Raw data:
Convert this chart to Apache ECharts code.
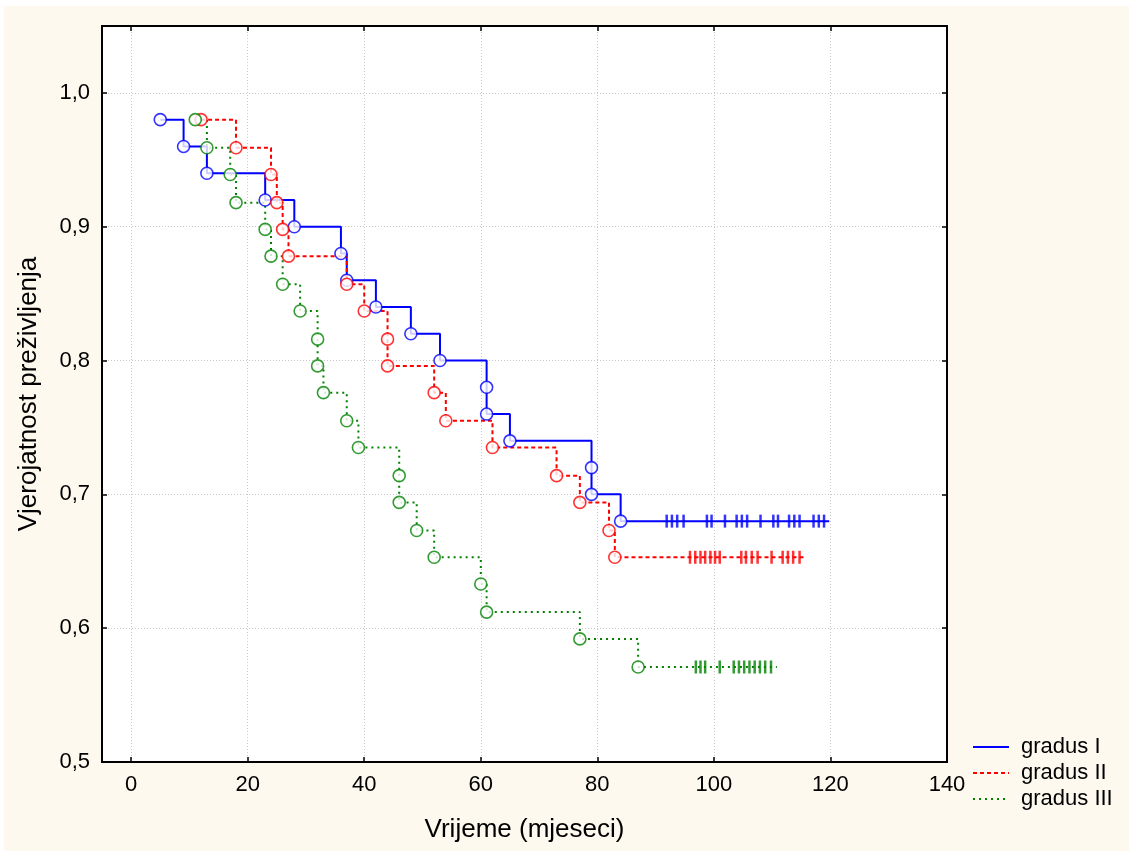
<!DOCTYPE html>
<html>
<head>
<meta charset="utf-8">
<script src="https://cdn.jsdelivr.net/npm/echarts@6/dist/echarts.min.js"></script>
<style>
html,body{margin:0;padding:0;background:#ffffff;}
#bg{position:absolute;left:4px;top:6px;width:1125px;height:845px;background:#fdf9ee;}
#chart{position:absolute;left:0;top:0;width:1129px;height:851px;}
</style>
</head>
<body>
<div id="bg"></div>
<div id="chart"></div>
<script>
// ---- data ----
const xTicks = [0, 20, 40, 60, 80, 100, 120, 140];
const yTicks = [0.5, 0.6, 0.7, 0.8, 0.9, 1.0];
const seriesNames = ['gradus I', 'gradus II', 'gradus III'];

const g1Times = [5, 9, 13, 23, 28, 36, 37, 42, 48, 53, 61, 61, 65, 79, 79, 84];
const g1Surv  = [0.98, 0.96, 0.94, 0.92, 0.90, 0.88, 0.86, 0.84, 0.82, 0.80, 0.78, 0.76, 0.74, 0.72, 0.70, 0.68];
const g1End   = 119.8;
const g1Cens  = [91.9, 92.8, 93.7, 94.8, 98.8, 99.6, 101.9, 103.9, 104.8, 105.7, 108, 110.2, 111, 112.9, 113.8, 114.7, 117.1, 118, 118.9];

const g2Times = [12, 18, 24, 25, 26, 27, 37, 40, 44, 44, 52, 54, 62, 73, 77, 82, 83];
const g2Surv  = [0.980, 0.959, 0.939, 0.918, 0.898, 0.878, 0.857, 0.837, 0.816, 0.796, 0.776, 0.755, 0.735, 0.714, 0.694, 0.673, 0.653];
const g2End   = 115.7;
const g2Cens  = [95.9, 96.8, 97.7, 98.5, 99.4, 100.2, 101.0, 104.7, 105.5, 106.5, 107.5, 109.9, 111.8, 112.7, 113.6, 114.7];

const g3Times = [11, 13, 17, 18, 23, 24, 26, 29, 32, 32, 33, 37, 39, 46, 46, 49, 52, 60, 61, 77, 87];
const g3Surv  = [0.980, 0.959, 0.939, 0.918, 0.898, 0.878, 0.857, 0.837, 0.816, 0.796, 0.776, 0.755, 0.735, 0.714, 0.694, 0.673, 0.653, 0.633, 0.612, 0.592, 0.571];
const g3End   = 110.8;
const g3Cens  = [96.9, 97.7, 98.5, 101, 103.4, 104.3, 105.2, 106.1, 107, 107.9, 108.8, 109.8];

// ---- build ----
const FONT = '"Liberation Sans", Arial, Helvetica, sans-serif';
const colors = ['#0000ff', '#ff0000', '#008200'];
const lineTypes = ['solid', [4, 3], [2, 4]];
const groups = [
  {t: g1Times, s: g1Surv, end: g1End, c: g1Cens},
  {t: g2Times, s: g2Surv, end: g2End, c: g2Cens},
  {t: g3Times, s: g3Surv, end: g3End, c: g3Cens}
];

const series = [];
groups.forEach((g, i) => {
  const last = g.s[g.s.length - 1];
  const stepData = g.t.map((t, k) => [t, g.s[k]]);
  stepData.push([g.end, last]);
  series.push({
    name: seriesNames[i], type: 'line', step: 'end', data: stepData,
    symbol: 'none', showSymbol: false, z: 2,
    lineStyle: {color: colors[i], width: 2, type: lineTypes[i]},
    itemStyle: {color: colors[i]}
  });
});
groups.forEach((g, i) => {
  const last = g.s[g.s.length - 1];
  series.push({
    name: seriesNames[i] + ' cens', type: 'scatter', z: 3,
    data: g.c.map(t => [t, last]),
    symbol: 'rect', symbolSize: [2.5, 13],
    itemStyle: {color: colors[i]}
  });
});
groups.forEach((g, i) => {
  series.push({
    name: seriesNames[i] + ' events', type: 'scatter', z: 4,
    data: g.t.map((t, k) => [t, g.s[k]]),
    symbol: 'circle', symbolSize: 12,
    itemStyle: {color: '#ffffff', borderColor: colors[i], borderWidth: 1.6}
  });
});

const chart = echarts.init(document.getElementById('chart'), null, {renderer: 'canvas'});
chart.setOption({
  animation: false,
  backgroundColor: 'transparent',
  textStyle: {fontFamily: FONT},
  grid: {left: 102, right: 182, top: 26, bottom: 89, show: true,
         backgroundColor: '#ffffff', borderColor: '#000', borderWidth: 2, containLabel: false},
  legend: {
    data: seriesNames, orient: 'vertical', left: 967, top: 731,
    itemWidth: 36, itemHeight: 12, itemGap: 4,
    itemStyle: {opacity: 0},
    textStyle: {fontFamily: FONT, fontSize: 22, color: '#000', lineHeight: 22, padding: [0, 0, 0, 7]}
  },
  xAxis: [{
    type: 'value', min: -5, max: 140, position: 'bottom',
    name: 'Vrijeme (mjeseci)', nameLocation: 'middle', nameGap: 55,
    nameTextStyle: {fontFamily: FONT, fontSize: 26, color: '#000'},
    axisLine: {show: true, onZero: false, lineStyle: {color: '#000', width: 2}},
    axisTick: {show: true, inside: true, length: 5, customValues: xTicks, lineStyle: {color: '#000', width: 1.5}},
    axisLabel: {customValues: xTicks, fontFamily: FONT, fontSize: 22, color: '#000', margin: 12},
    splitLine: {show: true, lineStyle: {color: '#c8c8c8', type: [1, 2], width: 1}}
  }, {
    type: 'value', min: -5, max: 140, position: 'top',
    axisLine: {show: true, onZero: false, lineStyle: {color: '#000', width: 2}},
    axisTick: {show: true, inside: true, length: 5, customValues: xTicks, lineStyle: {color: '#000', width: 1.5}},
    axisLabel: {show: false, customValues: xTicks},
    splitLine: {show: false}
  }],
  yAxis: [{
    type: 'value', min: 0.5, max: 1.05, position: 'left',
    name: 'Vjerojatnost preživljenja', nameLocation: 'middle', nameGap: 60,
    nameTextStyle: {fontFamily: FONT, fontSize: 26, color: '#000'},
    axisLine: {show: true, onZero: false, lineStyle: {color: '#000', width: 2}},
    axisTick: {show: true, inside: true, length: 5, customValues: yTicks, lineStyle: {color: '#000', width: 1.5}},
    axisLabel: {customValues: yTicks, fontFamily: FONT, fontSize: 22, color: '#000', margin: 12,
                formatter: v => v.toFixed(1).replace('.', ',')},
    splitLine: {show: true, lineStyle: {color: '#c8c8c8', type: [1, 2], width: 1}}
  }, {
    type: 'value', min: 0.5, max: 1.05, position: 'right',
    axisLine: {show: true, onZero: false, lineStyle: {color: '#000', width: 2}},
    axisTick: {show: true, inside: true, length: 5, customValues: yTicks, lineStyle: {color: '#000', width: 1.5}},
    axisLabel: {show: false, customValues: yTicks},
    splitLine: {show: false}
  }],
  series: series
});
</script>
</body>
</html>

Given request:
Exactly restate the lines from the beginning of the data through the line with "112.7, 113.6, 114.7];", and no others, keeping pictures out.

Finished answer:
Convert this chart to Apache ECharts code.
<!DOCTYPE html>
<html>
<head>
<meta charset="utf-8">
<script src="https://cdn.jsdelivr.net/npm/echarts@6/dist/echarts.min.js"></script>
<style>
html,body{margin:0;padding:0;background:#ffffff;}
#bg{position:absolute;left:4px;top:6px;width:1125px;height:845px;background:#fdf9ee;}
#chart{position:absolute;left:0;top:0;width:1129px;height:851px;}
</style>
</head>
<body>
<div id="bg"></div>
<div id="chart"></div>
<script>
// ---- data ----
const xTicks = [0, 20, 40, 60, 80, 100, 120, 140];
const yTicks = [0.5, 0.6, 0.7, 0.8, 0.9, 1.0];
const seriesNames = ['gradus I', 'gradus II', 'gradus III'];

const g1Times = [5, 9, 13, 23, 28, 36, 37, 42, 48, 53, 61, 61, 65, 79, 79, 84];
const g1Surv  = [0.98, 0.96, 0.94, 0.92, 0.90, 0.88, 0.86, 0.84, 0.82, 0.80, 0.78, 0.76, 0.74, 0.72, 0.70, 0.68];
const g1End   = 119.8;
const g1Cens  = [91.9, 92.8, 93.7, 94.8, 98.8, 99.6, 101.9, 103.9, 104.8, 105.7, 108, 110.2, 111, 112.9, 113.8, 114.7, 117.1, 118, 118.9];

const g2Times = [12, 18, 24, 25, 26, 27, 37, 40, 44, 44, 52, 54, 62, 73, 77, 82, 83];
const g2Surv  = [0.980, 0.959, 0.939, 0.918, 0.898, 0.878, 0.857, 0.837, 0.816, 0.796, 0.776, 0.755, 0.735, 0.714, 0.694, 0.673, 0.653];
const g2End   = 115.7;
const g2Cens  = [95.9, 96.8, 97.7, 98.5, 99.4, 100.2, 101.0, 104.7, 105.5, 106.5, 107.5, 109.9, 111.8, 112.7, 113.6, 114.7];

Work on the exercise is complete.